While, arguably, lawyers will see in a boost in dispute work, courtrooms themselves are now facing closures, leaving ongoing disputes, as well as future claims, in no man’s land.
As of March 22, Courts in New York courts will only accept filings in matters considered “essential.” From 16 March French tribunals limit most contentious work. UK courts houses now conduct only urgent work while special rules are scrambled everywhere to allow for remote hearings. Romanian courts, already in dire straits before the crisis due to industrial strife, are now essentially running on fumes and postponing all hearings of their own motion. Even assuming, optimistically, the resumption of normal hours in two or three months, the inevitable backlog will by then have ensured significant disfunction in court operations for at least the remainder of 2020. If a contract is as good as the judgment one stands to receive for its breach, what do businesses really own, if their contracts carry no timely remedy in a court of law?
In recent weeks, public pressure has been building on governments to fork out trillions in bail-out and social welfare money. But can businesses help themselves in the meantime?
In this context, it is now time for businesses to take International Arbitration seriously. In fact, companies around the world and of all shapes and sizes should consider switching en-masse to commercial Arbitration, not merely as an ‘alternative’ to public justice, but as the primary means of resolving B2B disputes.
While Arbitration in consumer and regulatory areas remains controversial, the recent evolution of international arbitration in commercial contracts certainly argues for that switch.
First, the enforceability of commercial Arbitral awards is protected globally by one of the most successful multilateral treaties in UN history: the New York Convention of 1958. With 162 countries now signatory to that treaty, there is hardly any place in the world that will not predictably enforce arbitral awards. Not even highly pedigreed public court systems, such as New York or the UK, can match this.
Second, International Arbitration tribunals are more flexible than public courts. Arbitral Tribunal can ultimately decide what procedural rules to use in the circumstances. That allows them to weather out disruptions of all kinds, be it Brexit or viral pandemics. There is now also a growing cohort of reputable Arbitration Institutions in all major and emerging trading cities in the world. They maintain procedural rules, taking their cue from global practitioners and they support tribunals in running proceedings. There are institutions that provide chartered training to users and publish recognised professional best practices following global consultations.

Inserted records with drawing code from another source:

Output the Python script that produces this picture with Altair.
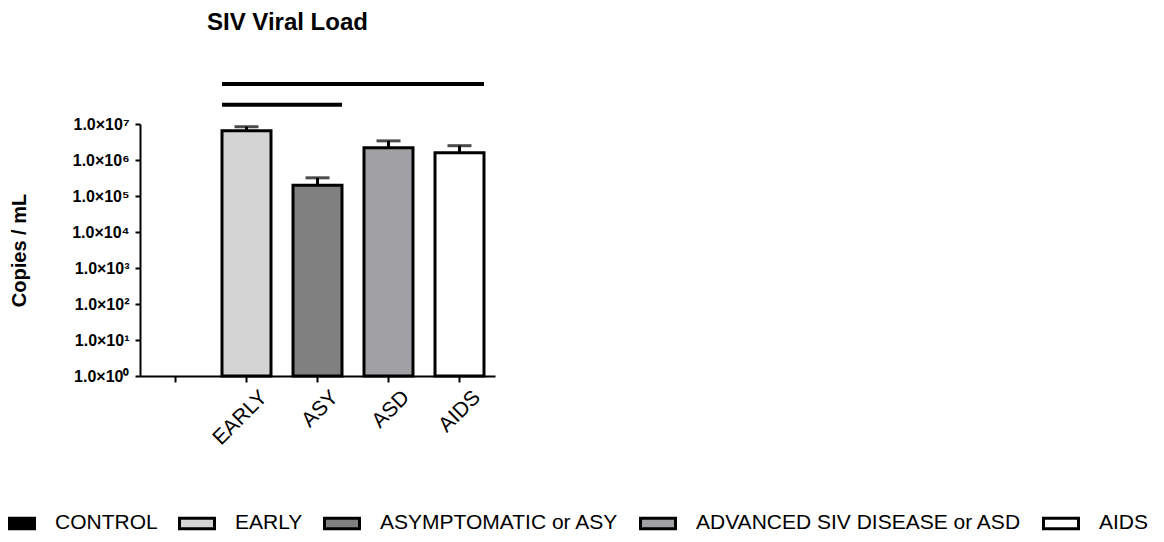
import altair as alt
import pandas as pd

categories = ["CONTROL", "EARLY", "ASY", "ASD", "AIDS"]
group_names = ["CONTROL", "EARLY", "ASYMPTOMATIC or ASY", "ADVANCED SIV DISEASE or ASD", "AIDS"]
mean_copies = [None, 6.5e6, 2.0e5, 2.2e6, 1.6e6]
sem_top = [None, 8.4e6, 3.2e5, 3.4e6, 2.5e6]
bar_colors = ["#000000", "#d4d4d4", "#808080", "#a1a1a5", "#ffffff"]
baseline = [1, 1, 1, 1, 1]

y_tick_values = [1, 10, 100, 1e3, 1e4, 1e5, 1e6, 1e7]
y_tick_labels = ["1.0×10⁰", "1.0×10¹", "1.0×10²", "1.0×10³",
                 "1.0×10⁴", "1.0×10⁵", "1.0×10⁶", "1.0×10⁷"]

sig_from = ["EARLY", "EARLY"]
sig_to = ["AIDS", "ASY"]
sig_level = [1.3e8, 3.4e7]

FONT = "Liberation Sans"

df = pd.DataFrame({"cat": categories, "group": group_names,
                   "mean": mean_copies, "top": sem_top, "base": baseline})
sig = pd.DataFrame({"from": sig_from, "to": sig_to, "level": sig_level})

label_arr = "[" + ",".join("'" + s + "'" for s in y_tick_labels) + "]"
y_label_expr = label_arr + "[round(log(datum.value)/LN10)]"

xscale = alt.Scale(domain=categories, paddingInner=0.31, paddingOuter=0.155)
yscale = alt.Scale(type="log", domain=[1, 1e7], nice=False)

x_axis = alt.Axis(title=None, labelAngle=-45, labelAlign="right", labelBaseline="top",
                  labelFont=FONT, labelFontSize=21, labelColor="black",
                  labelExpr="datum.value == 'CONTROL' ? '' : datum.value",
                  tickSize=6, tickWidth=2, tickColor="black", labelOffset=10,
                  domainColor="black", domainWidth=2, labelPadding=4)
y_axis = alt.Axis(title="Copies / mL", values=y_tick_values, labelExpr=y_label_expr,
                  labelFont=FONT, labelFontSize=16, labelFontWeight="bold", labelColor="black",
                  tickSize=5, tickWidth=2, tickColor="black", domainColor="black",
                  domainWidth=2, grid=False, labelPadding=6,
                  titleFont=FONT, titleFontSize=20, titleFontWeight="bold", titleColor="black",
                  titleX=-115, titleY=126, titleAngle=270, titleAlign="center",
                  titleBaseline="alphabetic")

bars = alt.Chart(df).mark_bar(stroke="black", strokeWidth=3).encode(
    x=alt.X("cat:N", scale=xscale, axis=x_axis, sort=categories),
    y=alt.Y("mean:Q", scale=yscale, axis=y_axis),
    y2=alt.Y2("base:Q"),
    fill=alt.Fill("group:N", scale=alt.Scale(domain=group_names, range=bar_colors),
                  legend=alt.Legend(title=None, orient="none", direction="horizontal",
                                    legendX=-142, legendY=380,
                                    symbolType="M-1,-0.3H1V0.3H-1Z", symbolSize=1225,
                                    symbolStrokeColor="black", symbolStrokeWidth=3,
                                    symbolOpacity=1, labelFont=FONT, labelFontSize=21,
                                    labelColor="black", labelOffset=19, columnPadding=15,
                                    labelLimit=600)),
)

err = alt.Chart(df).mark_rule(color="black", strokeWidth=3).encode(
    x=alt.X("cat:N", scale=xscale, sort=categories),
    y=alt.Y("mean:Q", scale=yscale),
    y2=alt.Y2("top:Q"),
)

cap = alt.Chart(df).mark_tick(color="black", thickness=3, size=24).encode(
    x=alt.X("cat:N", scale=xscale, sort=categories),
    y=alt.Y("top:Q", scale=yscale),
)

sig_lines = alt.Chart(sig).mark_rule(color="black", strokeWidth=4).encode(
    x=alt.X("from:N", scale=xscale, bandPosition=0, sort=categories),
    x2=alt.X2("to:N", bandPosition=1),
    y=alt.Y("level:Q", scale=yscale),
)

chart = alt.layer(bars, err, cap, sig_lines).properties(
    width=355, height=252,
    title=alt.TitleParams("SIV Viral Load", anchor="start", frame="group", dx=67,
                          fontSize=24, font=FONT, fontWeight="bold", color="black", offset=47),
    autosize="none",
    padding={"left": 132, "top": 116, "right": 661, "bottom": 158},
).configure_view(stroke=None)

chart.save("out.html", embed_options={"renderer": "svg", "actions": False})
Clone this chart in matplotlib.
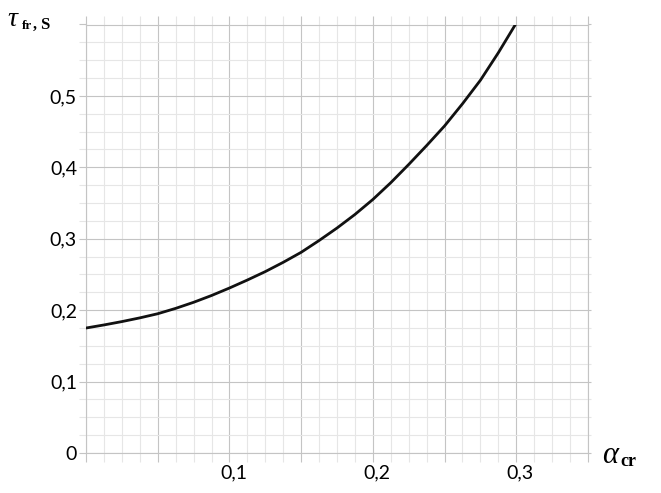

From the way the tribunal is appointed, to the actual conduct of proceedings, arbitration is undoubtedly a better fit for the diversity and sophistication of modern business disputes.
Not least, resorting to international arbitration may help unburden public courts, which can be left more readily and affordably available to individual or lower value disputes.
The impending economic crisis generated by the COVID-19 pandemic, will inevitably require dramatic public policy interventions. On the flip side, businesses can also do their part in removing barriers to trade, by seeking to disentangle their contracts from public court systems. They can do this not by asking for trillions in bail-out money, but by the simple fact of agreement.
The global International Arbitration community is ready for it.